What you are asked to do — Copy the lines of the data below exactly, starting at the first and stopping after the line that contains "const yMajorTicks = [0.1,0.2,0.3,0.4];"; include no pictures.

*****

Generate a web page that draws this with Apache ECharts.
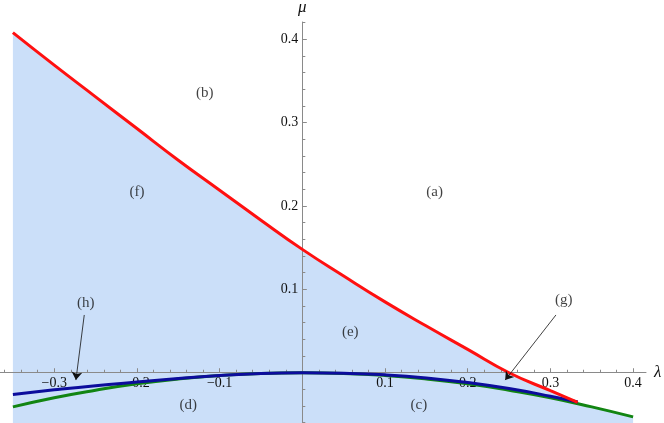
<!DOCTYPE html>
<html><head><meta charset="utf-8">
<script src="https://cdn.jsdelivr.net/npm/echarts@6/dist/echarts.min.js"></script>
<style>html,body{margin:0;padding:0;background:#fff}#c{width:664px;height:423px}</style>
</head><body><div id="c"></div>
<script>
// ---- data ----
const redLambda = [-0.35, -0.30, -0.25, -0.20, -0.15, -0.10, -0.05, 0.00, 0.05, 0.10, 0.15, 0.20, 0.25, 0.30, 0.333];
const redMu     = [0.408, 0.369, 0.331, 0.293, 0.255, 0.219, 0.183, 0.148, 0.116, 0.085, 0.056, 0.028, 0.000, -0.0215, -0.0355];

const blueLambda = [-0.35, -0.30, -0.25, -0.20, -0.15, -0.10, -0.05, 0.00, 0.05, 0.10, 0.15, 0.20, 0.25, 0.30, 0.333];
const blueMu     = [-0.026, -0.0205, -0.0155, -0.0112, -0.0070, -0.0033, -0.0008, 0.000, -0.0006, -0.0025, -0.0062, -0.0118, -0.0190, -0.0282, -0.0352];

const greenLambda = [-0.35, -0.30, -0.25, -0.20, -0.15, -0.10, -0.05, 0.00, 0.05, 0.10, 0.15, 0.20, 0.25, 0.30, 0.35, 0.40];
const greenMu     = [-0.041, -0.030, -0.021, -0.0133, -0.0075, -0.0033, -0.0008, 0.000, -0.0008, -0.0033, -0.0075, -0.0133, -0.021, -0.030, -0.041, -0.053];

const regionNames  = ['(a)', '(b)', '(c)', '(d)', '(e)', '(f)', '(g)', '(h)'];
const regionLambda = [0.160, -0.118, 0.141, -0.138, 0.058, -0.200, 0.316, -0.262];
const regionMu     = [0.217, 0.336, -0.039, -0.039, 0.049, 0.217, 0.087, 0.084];

const arrowFromLambda = [-0.2637, 0.3067];
const arrowFromMu     = [0.0693, 0.0693];
const arrowToLambda   = [-0.2738, 0.2453];
const arrowToMu       = [-0.0088, -0.0088];

const xMinorTicks = [-0.36,-0.34,-0.32,-0.30,-0.28,-0.26,-0.24,-0.22,-0.20,-0.18,-0.16,-0.14,-0.12,-0.10,-0.08,-0.06,-0.04,-0.02,0.02,0.04,0.06,0.08,0.10,0.12,0.14,0.16,0.18,0.20,0.22,0.24,0.26,0.28,0.30,0.32,0.34,0.36,0.38,0.40];
const xMajorTicks = [-0.3,-0.2,-0.1,0.1,0.2,0.3,0.4];
const yMinorTicks = [-0.06,-0.04,-0.02,0.02,0.04,0.06,0.08,0.10,0.12,0.14,0.16,0.18,0.20,0.22,0.24,0.26,0.28,0.30,0.32,0.34,0.36,0.38,0.40,0.42];
const yMajorTicks = [0.1,0.2,0.3,0.4];

// ---- build series data ----
const zip = (a, b) => a.map((v, i) => [v, b[i]]);
const redData = zip(redLambda, redMu);
const blueData = zip(blueLambda, blueMu);
const greenData = zip(greenLambda, greenMu);
const lastRed = redLambda[redLambda.length - 1];
const fillData = redData.concat(greenData.filter(p => p[0] > lastRed));
const labelData = regionNames.map((n, i) => [regionLambda[i], regionMu[i], n]);
const arrowData = arrowFromLambda.map((v, i) => ({coords: [[v, arrowFromMu[i]], [arrowToLambda[i], arrowToMu[i]]]}));

const SERIF = '"Liberation Serif", "DejaVu Serif", serif';
const AXC = '#8a8a8a';
const fmt = v => (v < 0 ? '\u2212' : '') + Math.abs(v).toFixed(1);

const XMIN = -0.3656, XMAX = 0.4156, YMIN = -0.0603, YMAX = 0.4208;
const W = 664, H = 423;
const G = {left: 0, right: 18, top: 22, bottom: 0};
const gridW = W - G.left - G.right, gridH = H - G.top - G.bottom;
// move the axes so they cross at the origin (axis offsets measured inward)
const xAxisOffset = -((0 - YMIN) / (YMAX - YMIN)) * gridH;
const yAxisOffset = -((0 - XMIN) / (XMAX - XMIN)) * gridW;

const chart = echarts.init(document.getElementById('c'), null, {renderer: 'canvas'});
chart.setOption({
  animation: false,
  backgroundColor: '#fff',
  grid: Object.assign({containLabel: false, outerBoundsMode: 'none'}, G),
  xAxis: [{
    type: 'value', min: XMIN, max: XMAX, position: 'bottom', offset: xAxisOffset, z: 1,
    name: 'λ', nameLocation: 'end', nameGap: 8,
    nameTextStyle: {fontFamily: SERIF, fontStyle: 'italic', fontSize: 17, color: '#111', verticalAlign: 'middle'},
    axisLine: {show: true, onZero: false, lineStyle: {color: AXC, width: 1}},
    axisTick: {show: true, inside: true, length: 3, customValues: xMinorTicks, lineStyle: {color: AXC}},
    axisLabel: {show: true, customValues: xMajorTicks, formatter: fmt, margin: 4,
      fontFamily: SERIF, fontSize: 14, color: '#111'},
    splitLine: {show: false}
  }, {
    type: 'value', min: XMIN, max: XMAX, position: 'bottom', offset: xAxisOffset, z: 1,
    axisLine: {show: false, onZero: false},
    axisTick: {show: true, inside: true, length: 4.5, customValues: xMajorTicks, lineStyle: {color: AXC}},
    axisLabel: {show: false},
    splitLine: {show: false}
  }],
  yAxis: [{
    type: 'value', min: YMIN, max: YMAX, position: 'left', offset: yAxisOffset, z: 1,
    name: 'μ', nameLocation: 'end', nameGap: 6,
    nameTextStyle: {fontFamily: SERIF, fontStyle: 'italic', fontSize: 17, color: '#111'},
    axisLine: {show: true, onZero: false, lineStyle: {color: AXC, width: 1}},
    axisTick: {show: true, inside: true, length: 3, customValues: yMinorTicks, lineStyle: {color: AXC}},
    axisLabel: {show: true, customValues: yMajorTicks, formatter: fmt, margin: 4,
      fontFamily: SERIF, fontSize: 14, color: '#111'},
    splitLine: {show: false}
  }, {
    type: 'value', min: YMIN, max: YMAX, position: 'left', offset: yAxisOffset, z: 1,
    axisLine: {show: false, onZero: false},
    axisTick: {show: true, inside: true, length: 4.5, customValues: yMajorTicks, lineStyle: {color: AXC}},
    axisLabel: {show: false},
    splitLine: {show: false}
  }],
  series: [
    {type: 'line', data: fillData, z: 0, symbol: 'none', smooth: false,
      lineStyle: {width: 0, opacity: 0},
      areaStyle: {color: '#cbdff9', opacity: 1, origin: 'start'}},
    {type: 'line', data: greenData, z: 3, symbol: 'none', smooth: true,
      lineStyle: {color: '#128512', width: 3}},
    {type: 'line', data: blueData, z: 4, symbol: 'none', smooth: true,
      lineStyle: {color: '#0c0c9c', width: 3}},
    {type: 'line', data: redData, z: 5, symbol: 'none', smooth: true,
      lineStyle: {color: '#ff1010', width: 3}},
    {type: 'lines', coordinateSystem: 'cartesian2d', z: 6, data: arrowData,
      symbol: ['none', 'arrow'], symbolSize: 8,
      lineStyle: {color: '#111', width: 0.8, opacity: 1}},
    {type: 'scatter', data: labelData, z: 7, symbolSize: 0,
      label: {show: true, position: 'inside', formatter: p => p.data[2],
        fontFamily: SERIF, fontSize: 15, color: '#111'}}
  ]
});
</script>
</body></html>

*****

Answer to this exercise —
Generate a web page that draws this with Apache ECharts.
<!DOCTYPE html>
<html><head><meta charset="utf-8">
<script src="https://cdn.jsdelivr.net/npm/echarts@6/dist/echarts.min.js"></script>
<style>html,body{margin:0;padding:0;background:#fff}#c{width:664px;height:423px}</style>
</head><body><div id="c"></div>
<script>
// ---- data ----
const redLambda = [-0.35, -0.30, -0.25, -0.20, -0.15, -0.10, -0.05, 0.00, 0.05, 0.10, 0.15, 0.20, 0.25, 0.30, 0.333];
const redMu     = [0.408, 0.369, 0.331, 0.293, 0.255, 0.219, 0.183, 0.148, 0.116, 0.085, 0.056, 0.028, 0.000, -0.0215, -0.0355];

const blueLambda = [-0.35, -0.30, -0.25, -0.20, -0.15, -0.10, -0.05, 0.00, 0.05, 0.10, 0.15, 0.20, 0.25, 0.30, 0.333];
const blueMu     = [-0.026, -0.0205, -0.0155, -0.0112, -0.0070, -0.0033, -0.0008, 0.000, -0.0006, -0.0025, -0.0062, -0.0118, -0.0190, -0.0282, -0.0352];

const greenLambda = [-0.35, -0.30, -0.25, -0.20, -0.15, -0.10, -0.05, 0.00, 0.05, 0.10, 0.15, 0.20, 0.25, 0.30, 0.35, 0.40];
const greenMu     = [-0.041, -0.030, -0.021, -0.0133, -0.0075, -0.0033, -0.0008, 0.000, -0.0008, -0.0033, -0.0075, -0.0133, -0.021, -0.030, -0.041, -0.053];

const regionNames  = ['(a)', '(b)', '(c)', '(d)', '(e)', '(f)', '(g)', '(h)'];
const regionLambda = [0.160, -0.118, 0.141, -0.138, 0.058, -0.200, 0.316, -0.262];
const regionMu     = [0.217, 0.336, -0.039, -0.039, 0.049, 0.217, 0.087, 0.084];

const arrowFromLambda = [-0.2637, 0.3067];
const arrowFromMu     = [0.0693, 0.0693];
const arrowToLambda   = [-0.2738, 0.2453];
const arrowToMu       = [-0.0088, -0.0088];

const xMinorTicks = [-0.36,-0.34,-0.32,-0.30,-0.28,-0.26,-0.24,-0.22,-0.20,-0.18,-0.16,-0.14,-0.12,-0.10,-0.08,-0.06,-0.04,-0.02,0.02,0.04,0.06,0.08,0.10,0.12,0.14,0.16,0.18,0.20,0.22,0.24,0.26,0.28,0.30,0.32,0.34,0.36,0.38,0.40];
const xMajorTicks = [-0.3,-0.2,-0.1,0.1,0.2,0.3,0.4];
const yMinorTicks = [-0.06,-0.04,-0.02,0.02,0.04,0.06,0.08,0.10,0.12,0.14,0.16,0.18,0.20,0.22,0.24,0.26,0.28,0.30,0.32,0.34,0.36,0.38,0.40,0.42];
const yMajorTicks = [0.1,0.2,0.3,0.4];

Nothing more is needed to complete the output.